I did consulting for a few years at a company where image was everything, and I'd just like to add that the people who needed to work 60 hours to get their jobs done were viewed as incompetent. You do your job in 40? Great. Go home. If you can do it in 30, it's time to ask for more work. If you can't get it done in 50, you need to step up your productivity. Adjust the specific numbers somewhat for the company culture, seniority, and level of responsibility (in mine, it was ~45 hrs/wk). If your team lead is telling you to go home at 10 hours a day, you need to go home. The reward for keeping the client happy is that you get to go home.
posted by TheNewWazoo at 10:30 AM on July 28, 2011


mhoye, what is dependent is the expectation. Some clients really do expect you to work crazy hours. Most are more realistic -- and the best recognize that results matter more than hours, and structure incentives accordingly. It's up to individual contractor to manage these expectations and run their business so that their obligations are reasonable and acceptable to everyone. As I said, I am on the side of realistic agreements that don't devalue anyone's work or time.
posted by No-sword at 4:12 PM on July 28, 2011


Some clients really do expect you to work crazy hours.

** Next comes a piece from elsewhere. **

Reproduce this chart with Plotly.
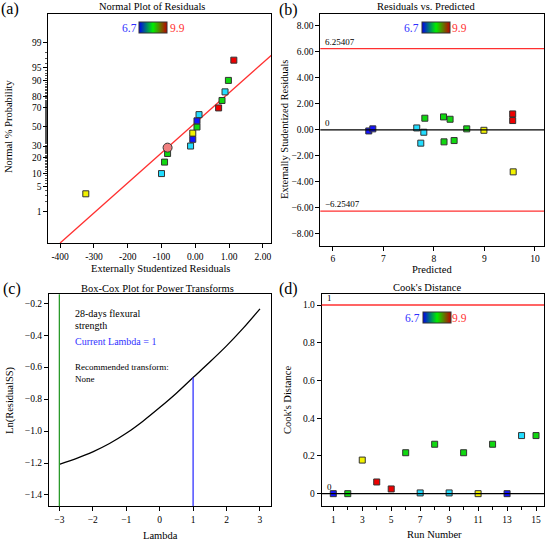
"""Design-Expert style diagnostics: normal plot, residuals, Box-Cox, Cook's distance."""

from statistics import NormalDist

import plotly.graph_objects as go

W, H = 550, 543
FONT = "Liberation Serif"

# (a) normal probability plot of residuals
norm_resid = [-3.24, -1.00, -0.91, -0.82, -0.14, -0.075, -0.075, 0.05, 0.05,
              0.11, 0.69, 0.79, 0.88, 0.98, 1.14]
norm_pct = [3.3, 10.0, 16.7, 23.3, 30.0, 36.7, 43.3, 50.0, 56.7, 63.3, 70.0,
            76.7, 83.3, 90.0, 96.7]
norm_group = ["yellow", "cyan", "green", "green", "cyan", "blue", "yellow",
              "green", "blue", "cyan", "red", "green", "cyan", "green", "red"]
highlight_resid = [-0.82]
highlight_pct = [28.5]
fit_x = [-4.0, 2.3]
fit_pct = [0.07, 97.8]
pct_ticks = [1, 5, 10, 20, 30, 50, 70, 80, 90, 95, 99]
resid_ticks = [-4, -3, -2, -1, 0, 1, 2]
resid_ticktext = ["-400", "-300", "-200", "-100", "0.00", "1.00", "2.00"]

# (b) residuals vs predicted
pred = [6.71, 6.79, 7.66, 7.74, 7.80, 7.82, 8.19, 8.20, 8.32, 8.40, 8.65,
        8.99, 9.56, 9.56, 9.57]
resid_b = [-0.08, 0.08, 0.15, -1.02, -0.18, 0.90, 1.00, -0.92, 0.82, -0.82,
           0.08, -0.03, 1.23, 0.72, -3.23]
group_b = ["blue", "blue", "cyan", "cyan", "cyan", "green", "green", "green",
           "green", "green", "green", "yellow", "red", "red", "yellow"]
resid_limit = 6.25407

# (c) Box-Cox
lambdas = [-3, -2.5, -2, -1.5, -1, -0.5, 0, 0.5, 1, 1.5, 2, 2.5, 3]
ln_ss = [-1.208, -1.172, -1.130, -1.078, -1.014, -0.938, -0.853, -0.763,
         -0.665, -0.568, -0.467, -0.356, -0.235]
current_lambda = 1
low_ci_lambda = -3

# (d) Cook's distance
runs = list(range(1, 16))
cooks = [0.0, 0.0, 0.178, 0.062, 0.025, 0.217, 0.004, 0.262, 0.004, 0.217,
         0.0, 0.262, 0.0, 0.308, 0.308]
group_d = ["blue", "green", "yellow", "red", "red", "green", "cyan", "green",
           "cyan", "green", "yellow", "green", "blue", "cyan", "green"]
cooks_limit = 1.0

palette = {"blue": "#1414ff", "cyan": "#22ddff", "green": "#10d810",
           "yellow": "#f2f200", "red": "#ee0000"}
scale = [[0, "#0000ee"], [0.5, "#00ee00"], [1, "#c00000"]]

probit = NormalDist().inv_cdf


def z(p):
    return probit(p / 100.0)


def px(x):
    return x / W


def py(y):
    return 1 - y / H


def axis(domain, anchor, rng, **kw):
    d = dict(domain=domain, anchor=anchor, range=rng, showline=True,
             linecolor="black", linewidth=1, mirror=True, ticks="outside",
             ticklen=4, tickcolor="black", showgrid=False, zeroline=False,
             tickfont=dict(size=9.5, family=FONT, color="black"))
    d.update(kw)
    return d


def squares(x, y, groups, xa, ya):
    return go.Scatter(
        x=x, y=y, xaxis=xa, yaxis=ya, mode="markers", showlegend=False,
        marker=dict(symbol="square", size=6, color=[palette[g] for g in groups],
                    line=dict(color="#333333", width=1)))


def colorbar_trace(xa, ya, left_px, mid_px):
    return go.Scatter(
        x=[None, None], y=[None, None], xaxis=xa, yaxis=ya, mode="markers",
        showlegend=False,
        marker=dict(color=[6.7, 9.9], cmin=6.7, cmax=9.9, colorscale=scale,
                    showscale=True,
                    colorbar=dict(orientation="h", x=px(left_px), xanchor="left",
                                  y=py(mid_px), yanchor="middle",
                                  lenmode="pixels", len=28, thickness=11,
                                  xpad=0, ypad=0, ticks="", showticklabels=False,
                                  outlinewidth=1, outlinecolor="#333333",
                                  borderwidth=0)))


fig = go.Figure()

# (a)
fig.add_trace(go.Scatter(x=fit_x, y=[z(p) for p in fit_pct], xaxis="x", yaxis="y",
                         mode="lines", showlegend=False,
                         line=dict(color="#ff3030", width=1.3)))
fig.add_trace(squares(norm_resid, [z(p) for p in norm_pct], norm_group, "x", "y"))
fig.add_trace(go.Scatter(x=highlight_resid, y=[z(p) for p in highlight_pct],
                         xaxis="x", yaxis="y", mode="markers", showlegend=False,
                         marker=dict(symbol="circle", size=9, color="#f08080",
                                     line=dict(color="#333333", width=1))))
fig.add_trace(colorbar_trace("x", "y", 139, 27.5))

# (b)
fig.add_trace(squares(pred, resid_b, group_b, "x2", "y2"))
fig.add_trace(colorbar_trace("x2", "y2", 422, 27.5))

# (c)
fig.add_trace(go.Scatter(x=lambdas, y=ln_ss, xaxis="x3", yaxis="y3", mode="lines",
                         showlegend=False,
                         line=dict(color="black", width=1.3, shape="spline",
                                   smoothing=0.8)))
c_range = [-1.471, -0.144]
fig.add_trace(go.Scatter(x=[current_lambda, current_lambda],
                         y=[c_range[0], ln_ss[lambdas.index(current_lambda)]],
                         xaxis="x3", yaxis="y3", mode="lines", showlegend=False,
                         line=dict(color="#3333ff", width=1.3)))

# (d)
fig.add_trace(squares(runs, cooks, group_d, "x4", "y4"))
fig.add_trace(colorbar_trace("x4", "y4", 423, 318))

shapes = [
    dict(type="line", xref="x2 domain", x0=0, x1=1, yref="y2",
         y0=resid_limit, y1=resid_limit, line=dict(color="#ff3030", width=1.3)),
    dict(type="line", xref="x2 domain", x0=0, x1=1, yref="y2",
         y0=-resid_limit, y1=-resid_limit, line=dict(color="#ff3030", width=1.3)),
    dict(type="line", xref="x2 domain", x0=0, x1=1, yref="y2",
         y0=0, y1=0, line=dict(color="black", width=1.3)),
    dict(type="line", xref="x3", x0=low_ci_lambda, x1=low_ci_lambda,
         yref="y3 domain", y0=0, y1=1, line=dict(color="#2a9a2a", width=1.3)),
    dict(type="line", xref="x4 domain", x0=0, x1=1, yref="y4",
         y0=cooks_limit, y1=cooks_limit, line=dict(color="#ff3030", width=1.5)),
    dict(type="line", xref="x4 domain", x0=0, x1=1, yref="y4",
         y0=0, y1=0, line=dict(color="black", width=1.3)),
]

ann = []


def text(x, y, s, size=10.5, color="black", angle=0, xanchor="center"):
    ann.append(dict(x=px(x), y=py(y), xref="paper", yref="paper", text=s,
                    showarrow=False, textangle=angle, xanchor=xanchor,
                    yanchor="middle", font=dict(size=size, family=FONT, color=color)))


def line_label(xa, ya, yv, s):
    ann.append(dict(x=0, xref=xa + " domain", y=yv, yref=ya, text=s, xshift=3,
                    showarrow=False, xanchor="left", yanchor="bottom",
                    font=dict(size=9, family=FONT, color="black")))


# panel letters
for x, y, s in [(10, 9, "(a)"), (288, 10, "(b)"), (12, 289, "(c)"), (288, 289, "(d)")]:
    text(x, y, s, size=16)

# panel titles
text(152, 7, "Normal Plot of Residuals")
text(426, 7, "Residuals vs. Predicted")
text(157, 288, "Box-Cox Plot for Power Transforms")
text(427, 287, "Cook's Distance")

# axis titles
text(160, 268, "Externally Studentized Residuals")
text(432, 269, "Predicted")
text(160, 535, "Lambda")
text(434, 534, "Run Number")
text(9, 127, "Normal % Probability", angle=-90)
text(284, 130, "Externally Studentized Residuals", angle=-90)
text(10, 400, "Ln(ResidualSS)", angle=-90)
text(287, 400, "Cook's Distance", angle=-90)

# colour key labels
for x6, x9, y in [(129, 177, 27.5), (411, 459, 27.5), (412, 460, 318)]:
    text(x6, y, "6.7", size=11.5, color="#3030ff")
    text(x9, y, "9.9", size=11.5, color="#ff3030")

# Box-Cox notes
text(73, 313, "28-days flexural", size=10, xanchor="left")
text(73, 325, "strength", size=10, xanchor="left")
text(73, 342, "Current Lambda = 1", size=10, color="#3333ff", xanchor="left")
text(73, 367, "Recommended transform:", size=9, xanchor="left")
text(73, 379, "None", size=9, xanchor="left")

line_label("x2", "y2", resid_limit, "6.25407")
line_label("x2", "y2", -resid_limit, "\u22126.25407")
line_label("x2", "y2", 0, "0")
line_label("x4", "y4", cooks_limit, "1")
line_label("x4", "y4", 0, "0")

minor_pct = [p for p in range(1, 100) if p not in pct_ticks]

fig.update_layout(
    width=W, height=H, margin=dict(l=0, r=0, t=0, b=0),
    paper_bgcolor="white", plot_bgcolor="white", showlegend=False,
    font=dict(family=FONT, color="black"),
    xaxis=axis([px(48.3), px(271)], "y", [-4.35, 2.24],
               tickvals=resid_ticks, ticktext=resid_ticktext),
    yaxis=axis([py(243.3), py(14.3)], "x", [-3.2, 3.1],
               tickvals=[z(p) for p in pct_ticks],
               ticktext=[str(p) for p in pct_ticks],
               minor=dict(tickmode="array", tickvals=[z(p) for p in minor_pct],
                          ticks="outside", ticklen=2, tickcolor="#555555")),
    xaxis2=axis([px(320.3), px(544)], "y2", [5.75, 10.18],
                tickvals=[6, 7, 8, 9, 10]),
    yaxis2=axis([py(245.5), py(14.3)], "x2", [-8.9, 8.9],
                tickvals=[-8, -6, -4, -2, 0, 2, 4, 6, 8], tickformat=".2f"),
    xaxis3=axis([px(49), px(271)], "y3", [-3.31, 3.33],
                tickvals=[-3, -2, -1, 0, 1, 2, 3]),
    yaxis3=axis([py(506.3), py(294.3)], "x3", c_range,
                tickvals=[-1.4, -1.2, -1.0, -0.8, -0.6, -0.4, -0.2],
                tickformat=".1f"),
    xaxis4=axis([px(321.7), px(544)], "y4", [0.2, 15.55],
                tickvals=list(range(1, 16, 2)),
                minor=dict(dtick=1, tick0=0, ticks="outside", ticklen=3)),
    yaxis4=axis([py(506.3), py(294.3)], "x4", [-0.067, 1.057],
                tickvals=[0, 0.2, 0.4, 0.6, 0.8, 1.0],
                ticktext=["0", "0.2", "0.4", "0.6", "0.8", "1.0"]),
    shapes=shapes,
    annotations=ann,
)

# the page keeps a default 8px body margin; drop it so the figure fills the window
fig.write_html("out.html", config={"displayModeBar": False},
               post_script="document.body.style.margin = '0';")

Then they shouldn't have signed a contract for your services saying 4x10.

Let me turn that on its head: if I was a consulting company billing a company per-hour for my employee's services, that is to say if I was in the business of selling units of my employee's time and I found out that one of my employees was giving away that time for free to a client who should be paying for it? I would consider that tantamount to theft, as sure as if they'd been giving away lumber or rivets.
posted by mhoye at 5:02 PM on July 28, 2011 [1 favorite]


Mhoye, I think we are arguing at cross-purposes. Yes, when a client signs a contract requiring one thing but expects another thing, it's bad. Contractors shouldn't let that kind of behavior go on, because it devalues their work and causes problems for everybody. That doesn't mean that there aren't niches where it does go on, or contractors who allow it to because they judge the benefits to them, rightly or wrongly, to be worth it. The question was, are such unrealistic expectations common? The answer is, expectations depend on the client and industry, but there is no obligation to meet unrealistic ones above what you are actually contracted to do. Not "expectations depend on the client and you must meet them or you are a bad contractor." Acknowledging the fact of unrealistic expectations in some areas doesn't imply endorsement of them. On the contrary--it's the first step to making things better. (And, incidentally, if you too run your business in this reasonable, non-crazy way, thanks.)